Muir uses a heart rate monitor to judge her pace. “I usually run about sub-6min mile pace throughout the year but in the summer it becomes a little faster – maybe up to around 5:30min mile pace,” she says.
“I wear a heart rate monitor all the time for every run. When it comes to altitude we run to the heart rate so because we have so much data now from running over the years we know what my heart rate is at sea level when I do a run so when I come to altitude I have an alert on my watch during the first few days of altitude which tells me that if I get to a certain level then I should slow down a bit.”
Is there anything the athletes neglect? “Stretching!” says Baker. “I try to stretch after sessions but sometimes forget!”
“Sleep,” says Muir. “I get a good sleep but I never really nap during the day. It’d be good to be able to nap but I’m used to feeling so busy that it’s hard to switch off.”
“Sleep for me too,” Grice adds. “I’m rarely in bed before 11pm. So that’s why I try to nap in the day. I’m a midnight muncher too.”
“Same for me,” says Langford. “I go through stages where I’m really on it where I go to sleep at 10.30pm and nap in the day but that usually lasts about two weeks before I go back to a period of going to sleep too late.”
As for tips for ordinary athletes?
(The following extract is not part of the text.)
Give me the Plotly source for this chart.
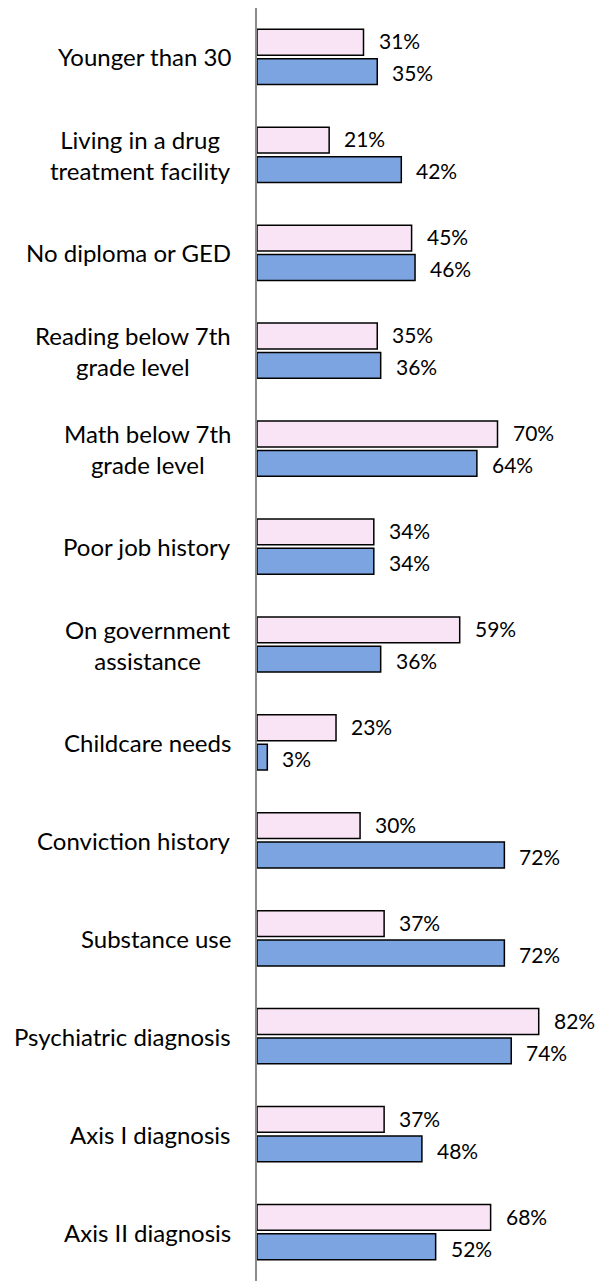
import plotly.graph_objects as go

categories = [
    "Younger than 30",
    "Living in a drug<br>treatment facility",
    "No diploma or GED",
    "Reading below 7th<br>grade level",
    "Math below 7th<br>grade level",
    "Poor job history",
    "On government<br>assistance",
    "Childcare needs",
    "Conviction history",
    "Substance use",
    "Psychiatric diagnosis",
    "Axis I diagnosis",
    "Axis II diagnosis",
]
pink_values = [31, 21, 45, 35, 70, 34, 59, 23, 30, 37, 82, 37, 68]
blue_values = [35, 42, 46, 36, 64, 34, 36, 3, 72, 72, 74, 48, 52]

FONT = "Lato"
PINK = "#F8E4F5"
BLUE = "#7BA4E0"

fig = go.Figure()
fig.add_trace(go.Bar(y=categories, x=pink_values, orientation="h",
                     marker=dict(color=PINK, line=dict(color="#000", width=1.5)),
                     showlegend=False))
fig.add_trace(go.Bar(y=categories, x=blue_values, orientation="h",
                     marker=dict(color=BLUE, line=dict(color="#000", width=1.5)),
                     showlegend=False))

annotations = []
for i, c in enumerate(categories):
    annotations.append(dict(x=0, xref="paper", y=c, yref="y", text=c,
                            xanchor="right", yanchor="middle", align="center",
                            xshift=-24, showarrow=False,
                            font=dict(family=FONT, size=24, color="#000")))
for vals, shift in ((pink_values, 16), (blue_values, -16)):
    for c, v in zip(categories, vals):
        annotations.append(dict(x=v, y=c, xref="x", yref="y", text=f"{v}%",
                                xanchor="left", yanchor="middle", xshift=13,
                                yshift=shift, showarrow=False,
                                font=dict(family=FONT, size=21, color="#000")))

fig.update_layout(
    width=604, height=1281,
    margin=dict(l=257, r=0, t=8, b=0),
    plot_bgcolor="white", paper_bgcolor="white",
    barmode="group", bargap=0.4, bargroupgap=0.12,
    annotations=annotations,
    xaxis=dict(range=[0, 101], visible=False, showgrid=False, zeroline=False),
    yaxis=dict(autorange="reversed", showticklabels=False, showgrid=False,
               showline=True, linecolor="#8C8C8C", linewidth=2, ticks="",
               zeroline=False),
)

fig.write_html("out.html")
Baker wears special glasses at night to block out the blue light from her phone and help her sleep, while Langford recommends Epsom salts.
Muir adds that regular physio or massage is something she has several times a week and which can help keep injuries at bay.
Going easy on supplements is Grice’s advice. “I take a multi-vitamin, probiotic, fish oils,” he says. “But I think you can take too many supplements and kind of overdose on them.
“It’s better to get all these things in your diet with real food. It all has to be Informed Sport too.”